- New Jersey Governor Vetoes Bill to Expand Public Labor Agreements
- April 25, 2013
- Law Firm: Jackson Lewis P.C. - White Plains Office
New Jersey Governor Chris Christie has vetoed legislation that would have expanded the definition of projects requiring greater use of Project Labor Agreements (PLAs) for New Jersey’s public works. Governor Christie cited the detrimental effect the bill (S2425) could have on the continued Hurricane Sandy repair efforts in issuing his absolute veto.
In New Jersey, PLAs are pre-hire collective bargaining agreements applying to specific public works projects that force non-union companies to become signatories. PLAs are used on a wide range of construction, reconstruction, demolition, and renovation projects. The bill would have broadened the definition of “public works projects” from just buildings to include highways, bridges, pumping stations, and water and sewage treatment plants. These types of structures suffered damage in 2012 from Hurricane Sandy and the bill would have provided for the use of PLAs in their repair and rebuilding projects.

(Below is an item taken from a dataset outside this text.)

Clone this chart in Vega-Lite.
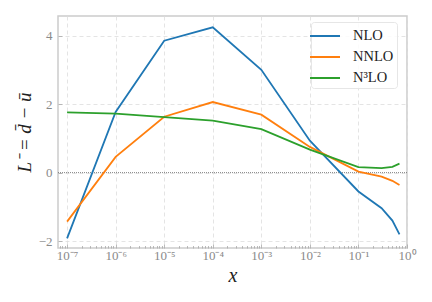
{
  "$schema": "https://vega.github.io/schema/vega-lite/v6.json",
  "width": 349,
  "height": 232,
  "autosize": "none",
  "padding": {"left": 58, "top": 16, "right": 25, "bottom": 54},
  "background": "white",
  "config": {
    "view": {"stroke": "#cccccc", "strokeWidth": 1.5},
    "font": "Liberation Serif"
  },
  "datasets": {
    "curves": [
      {"x": 1e-7, "y": -1.92, "series": "NLO"},
      {"x": 1e-6, "y": 1.77, "series": "NLO"},
      {"x": 1e-5, "y": 3.85, "series": "NLO"},
      {"x": 1e-4, "y": 4.24, "series": "NLO"},
      {"x": 1e-3, "y": 3.0, "series": "NLO"},
      {"x": 1e-2, "y": 0.93, "series": "NLO"},
      {"x": 0.1, "y": -0.55, "series": "NLO"},
      {"x": 0.3, "y": -1.04, "series": "NLO"},
      {"x": 0.5, "y": -1.4, "series": "NLO"},
      {"x": 0.7, "y": -1.8, "series": "NLO"},
      {"x": 1e-7, "y": -1.43, "series": "NNLO"},
      {"x": 1e-6, "y": 0.46, "series": "NNLO"},
      {"x": 1e-5, "y": 1.63, "series": "NNLO"},
      {"x": 1e-4, "y": 2.06, "series": "NNLO"},
      {"x": 1e-3, "y": 1.69, "series": "NNLO"},
      {"x": 1e-2, "y": 0.75, "series": "NNLO"},
      {"x": 0.1, "y": 0.03, "series": "NNLO"},
      {"x": 0.3, "y": -0.12, "series": "NNLO"},
      {"x": 0.5, "y": -0.24, "series": "NNLO"},
      {"x": 0.7, "y": -0.36, "series": "NNLO"},
      {"x": 1e-7, "y": 1.76, "series": "N³LO"},
      {"x": 1e-6, "y": 1.72, "series": "N³LO"},
      {"x": 1e-5, "y": 1.62, "series": "N³LO"},
      {"x": 1e-4, "y": 1.52, "series": "N³LO"},
      {"x": 1e-3, "y": 1.27, "series": "N³LO"},
      {"x": 1e-2, "y": 0.67, "series": "N³LO"},
      {"x": 0.1, "y": 0.16, "series": "N³LO"},
      {"x": 0.3, "y": 0.13, "series": "N³LO"},
      {"x": 0.5, "y": 0.17, "series": "N³LO"},
      {"x": 0.7, "y": 0.26, "series": "N³LO"}
    ],
    "zero": [{"y": 0}]
  },
  "layer": [
    {
      "data": {"name": "zero"},
      "mark": {"type": "rule", "color": "#666666", "strokeWidth": 0.8, "strokeDash": [1, 1]},
      "encoding": {
        "y": {"field": "y", "type": "quantitative", "scale": {"domain": [-2.2, 4.57], "nice": false, "zero": false}}
      }
    },
    {
      "data": {"name": "curves"},
      "mark": {"type": "line", "strokeWidth": 1.8, "clip": true},
      "encoding": {
        "x": {
          "field": "x", "type": "quantitative",
          "scale": {"type": "log", "domain": [6.5e-8, 1], "nice": false},
          "axis": {
            "title": "x",
            "titleFont": "Liberation Serif",
            "titleFontStyle": "italic",
            "titleFontWeight": "normal",
            "titleFontSize": 20,
            "titleColor": "#222222",
            "titlePadding": 2,
            "domain": false,
            "values": [7e-8, 8e-8, 9e-8, 1e-7, 2e-7, 3e-7, 4e-7, 5e-7, 6e-7, 7e-7, 8e-7, 9e-7, 1e-6, 2e-6, 3e-6, 4e-6, 5e-6, 6e-6, 7e-6, 8e-6, 9e-6, 1e-5, 2e-5, 3e-5, 4e-5, 5e-5, 6e-5, 7e-5, 8e-5, 9e-5, 1e-4, 2e-4, 3e-4, 4e-4, 5e-4, 6e-4, 7e-4, 8e-4, 9e-4, 1e-3, 2e-3, 3e-3, 4e-3, 5e-3, 6e-3, 7e-3, 8e-3, 9e-3, 1e-2, 2e-2, 3e-2, 4e-2, 5e-2, 6e-2, 7e-2, 8e-2, 9e-2, 0.1, 0.2, 0.3, 0.4, 0.5, 0.6, 0.7, 0.8, 0.9, 1],
            "labelExpr": "abs(log(datum.value)/LN10 - round(log(datum.value)/LN10)) < 0.001 ? ['10⁻⁷','10⁻⁶','10⁻⁵','10⁻⁴','10⁻³','10⁻²','10⁻¹','10⁰'][round(log(datum.value)/LN10) + 7] : ''",
            "labelFont": "Liberation Serif",
            "labelFontSize": 13,
            "labelColor": "#8a8a8a",
            "labelPadding": 5,
            "labelFlush": false,
            "labelOverlap": false,
            "tickColor": "#aaaaaa",
            "tickWidth": 0.8,
            "tickSize": {"condition": {"test": "abs(log(datum.value)/LN10 - round(log(datum.value)/LN10)) < 0.001", "value": -4}, "value": -2.5},
            "grid": true,
            "gridColor": "#dddddd",
            "gridDash": [4, 3],
            "gridWidth": 0.8,
            "gridOpacity": {"condition": {"test": "abs(log(datum.value)/LN10 - round(log(datum.value)/LN10)) < 0.001", "value": 1}, "value": 0}
          }
        },
        "y": {
          "field": "y", "type": "quantitative",
          "scale": {"domain": [-2.2, 4.57], "nice": false, "zero": false},
          "axis": {
            "title": "L⁻ = d̄ − ū",
            "titleFont": "Liberation Serif",
            "titleFontStyle": "italic",
            "titleFontWeight": "normal",
            "titleFontSize": 19,
            "titleColor": "#222222",
            "titlePadding": 4,
            "domain": false,
            "values": [-2, -1, 0, 1, 2, 3, 4],
            "labelExpr": "datum.value < 0 ? '−' + abs(datum.value) : '' + datum.value",
            "labelFont": "Liberation Serif",
            "labelFontSize": 13,
            "labelColor": "#8a8a8a",
            "labelPadding": 10,
            "tickColor": "#aaaaaa",
            "tickWidth": 0.8,
            "tickSize": -4,
            "grid": true,
            "gridColor": "#dddddd",
            "gridDash": [4, 3],
            "gridWidth": 0.8
          }
        },
        "color": {
          "field": "series", "type": "nominal",
          "scale": {"domain": ["NLO", "NNLO", "N³LO"], "range": ["#1f77b4", "#ff7f0e", "#2ca02c"]},
          "legend": {
            "title": null,
            "orient": "none",
            "legendX": 253,
            "legendY": 6,
            "symbolType": "M-1.5,0H1.5",
            "symbolSize": 400,
            "symbolStrokeWidth": 2,
            "symbolFillColor": "transparent",
            "labelFont": "Liberation Serif",
            "labelFontSize": 14.5,
            "labelColor": "#222222",
            "labelOffset": 17,
            "rowPadding": 3,
            "padding": 3,
            "strokeColor": "#e6e6e6",
            "fillColor": "rgba(255,255,255,0.85)",
            "cornerRadius": 3
          }
        }
      }
    }
  ]
}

The bill’s chief sponsor, Senate President Stephen Sweeney, had said using PLAs would create more jobs for New Jersey residents. However, in vetoing the bill, Governor Christie stated that the bill “would significantly alter public contracting in this State at a time when the swift reconstruction, rebuilding, and redevelopment of public infrastructure is a priority.”
S2425 passed New Jersey’s Senate in January 2013 and the General Assembly the following month. Sweeney has not indicated whether he plans to reintroduce the bill in an altered form.